The VSR700 aims for a middle ground: more capable and better integrated than light drones like the S‑100, lighter and cheaper than heavyweight systems such as Fire Scout.
For Western navies, the key is not just flight performance but deep, cyber‑secure integration into modern frigates’ combat systems. Many drones can technically land on a deck; far fewer can be treated as native sensors and effectors.
What this shift means for naval operations
A new daily routine for French crews from 2028
From 2028, crews on selected French warships will have to adapt to having an extra virtual crewmember permanently on call.
A typical scenario could look like this: a frigate receives an alert about suspicious activity near a busy shipping lane. Instead of dispatching its only crewed helicopter, the command launches the VSR700. The drone flies low and slow, quietly mapping traffic, zooming in on vessels that switch off their AIS or alter course oddly.
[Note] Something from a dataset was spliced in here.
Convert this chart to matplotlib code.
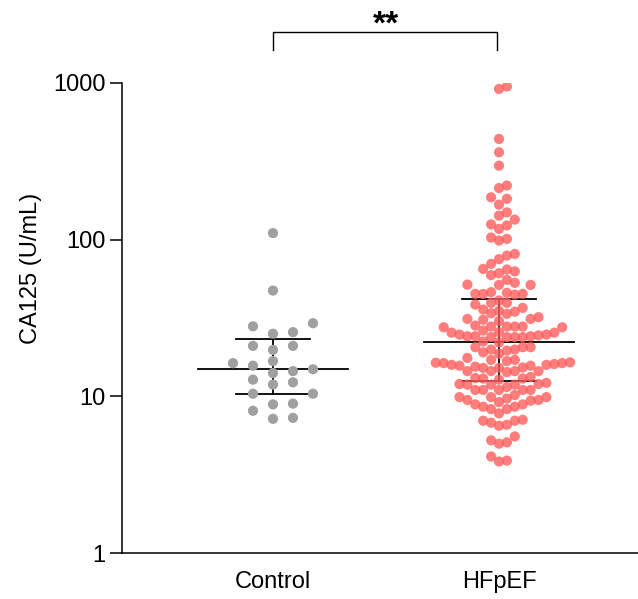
import numpy as np
import matplotlib
matplotlib.use('Agg')
import matplotlib.pyplot as plt
from matplotlib.transforms import blended_transform_factory

plt.rcParams['font.family'] = ['Liberation Sans', 'DejaVu Sans']

groups = ['Control', 'HFpEF']
control = [110, 47.3, 28, 29.3, 25.7, 25.1, 19.8, 21.0, 21.0, 16.3, 16.8, 14.1,
           15.7, 14.5, 14.9, 11.9, 12.8, 12.3, 10.4, 10.4, 9.0, 8.9, 8.1, 7.2, 7.3]
hfpef = [947, 912, 438, 360, 296, 221, 213, 186, 182, 167, 149, 142, 134, 125,
         123, 117, 103, 101, 98.6, 81, 79, 75, 70,
         65, 64.4, 62.7, 61, 59.3, 55.3, 53, 51.6, 51.4, 51.4,
         46.2, 45.8, 45.1, 45.1, 45, 44.6,
         40.9, 39.5, 39.5, 38.5,
         36.7, 35.8, 35.1, 34.7, 33.9, 33.6, 32, 31.2, 31.2, 30.8,
         30.2, 28.3, 27.9, 27.9, 27.9, 27.9, 27.6, 27.6,
         26.3, 25.7, 25.5, 25.5, 24.8, 24.8, 24.5, 24.2, 24.2, 24.2, 23.9, 23.9,
         23.9, 23.9,
         22.4, 22.1,
         20.6, 20.6, 20.6, 19.9, 19.9, 19.6, 19.1, 18.7,
         17.6, 17.1, 17.1, 16.8, 16.5, 16.4, 16.3, 16.3, 16.1, 15.9, 15.9, 15.7,
         15.7, 15.5, 15.3, 15.2, 15.2, 14.5, 14.5, 14.5, 14.5, 14.3,
         13.3, 13.1, 13.0, 13.0, 12.8, 12.2, 12.0, 12.0, 11.9, 11.9,
         11.9, 11.5, 11.0, 11.0, 11.0, 11.0, 11.0,
         10.2, 9.9, 9.9, 9.9, 9.7, 9.5, 9.5, 9.4, 9.2,
         8.9, 8.9, 8.6, 8.6, 8.3, 8.3, 7.8,
         7.1, 7.0, 7.0, 6.8, 6.6, 6.5,
         5.56, 5.25, 5.1, 5.0,
         4.14, 3.9, 3.85]
medians = [15.0, 22.2]
q1 = [10.4, 12.5]
q3 = [23.3, 41.8]
yticks = [1, 10, 100, 1000]
ytick_labels = ['1', '10', '100', '1000']
ylabel = 'CA125 (U/mL)'
sig_label = '**'

W, H = 638, 599
fig = plt.figure(figsize=(W / 100, H / 100), dpi=100)
ax_l, ax_r, ax_b, ax_t = 122, 638, 553.3, 82.7
ax = fig.add_axes([ax_l / W, (H - ax_b) / H, (ax_r - ax_l) / W, (ax_b - ax_t) / H])
ax.set_yscale('log')
ax.set_ylim(1, 1000)
ax.set_xlim(-0.668, 1.615)

px_per_x = (ax_r - ax_l) / (1.615 + 0.668)
px_per_dec = (ax_b - ax_t) / 3.0


def swarm(vals, spacing_px, sep_px):
    vals = np.asarray(vals, float)
    order = np.argsort(vals, kind='stable')
    placed = []
    offs = np.zeros(len(vals))
    cand = [0]
    for m in range(1, 60):
        cand += [m, -m]
    for i in order:
        y = np.log10(vals[i]) * px_per_dec
        for c in cand:
            if all(not (pc == c and abs(py - y) < sep_px) for pc, py in placed):
                break
        placed.append((c, y))
        offs[i] = c * spacing_px / px_per_x
    return offs


data = [control, hfpef]
colors = ['#a0a0a0', '#ff5c5c']
alphas = [1.0, 0.8]
spacings = [20, 7.9]
seps = [11, 10]
for gi, vals in enumerate(data):
    offs = swarm(vals, spacings[gi], seps[gi])
    ax.scatter(gi + offs, vals, s=54, color=colors[gi], alpha=alphas[gi],
               edgecolors='none', zorder=3)
    # median and IQR
    ax.plot([gi - 0.33, gi + 0.33], [medians[gi]] * 2, color='black', lw=1.3, zorder=2)
    ax.plot([gi - 0.165, gi + 0.165], [q1[gi]] * 2, color='black', lw=1.3, zorder=2)
    ax.plot([gi - 0.165, gi + 0.165], [q3[gi]] * 2, color='black', lw=1.3, zorder=2)
    ax.plot([gi, gi], [q1[gi], q3[gi]], color='black', lw=1.3, zorder=2)

ax.spines['top'].set_visible(False)
ax.spines['right'].set_visible(False)
for s in ['left', 'bottom']:
    ax.spines[s].set_linewidth(1.1)
ax.set_yticks(yticks)
ax.set_yticklabels(ytick_labels)
ax.yaxis.set_minor_locator(matplotlib.ticker.NullLocator())
ax.tick_params(axis='y', length=9, width=1.1, labelsize=17, pad=3)
ax.set_xticks([0, 1])
ax.set_xticklabels(groups)
ax.tick_params(axis='x', length=0, labelsize=17, pad=13)
ax.set_ylabel(ylabel, fontsize=17, va='center')
ax.yaxis.set_label_coords(-0.176, 0.606)

tr = blended_transform_factory(ax.transData, ax.transAxes)
ax.plot([0, 0, 0.99, 0.99], [1.070, 1.107, 1.107, 1.070], color='black', lw=1.0,
        transform=tr, clip_on=False)
ax.text(0.5, 1.122, sig_label, transform=tr, ha='center', va='center',
        fontsize=24, fontweight='bold')

fig.savefig('out.png', dpi=100)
If a contact turns threatening, the ship can then send its armed helicopter, already briefed with fresh imagery and radar tracks from the drone. That cuts reaction times and reduces risk to human crews.
Key terms and real-world risks
Two acronyms will appear often around this programme:
- ISR (intelligence, surveillance, reconnaissance) – A broad label for gathering information, whether through radar, cameras, signals interception or other sensors, usually ahead of a possible crisis.
- VTOL (vertical take‑off and landing) – The ability to take off and land vertically, crucial for operations from small warship decks without a runway.
The spread of such drones is not risk‑free. They depend on secure datalinks that can be jammed or spoofed. They add complexity to already busy flight decks. And they raise questions around rules of engagement when sensors are far from human eyes.
On the other hand, they sharply reduce the need to send people into harm’s way just to “go and look”. When combined thoughtfully with crewed helicopters, satellites and surface patrols, naval drones like the VSR700 can change how a navy monitors vast sea areas, especially for missions short of open conflict such as counter‑piracy, sanctions enforcement or search and rescue.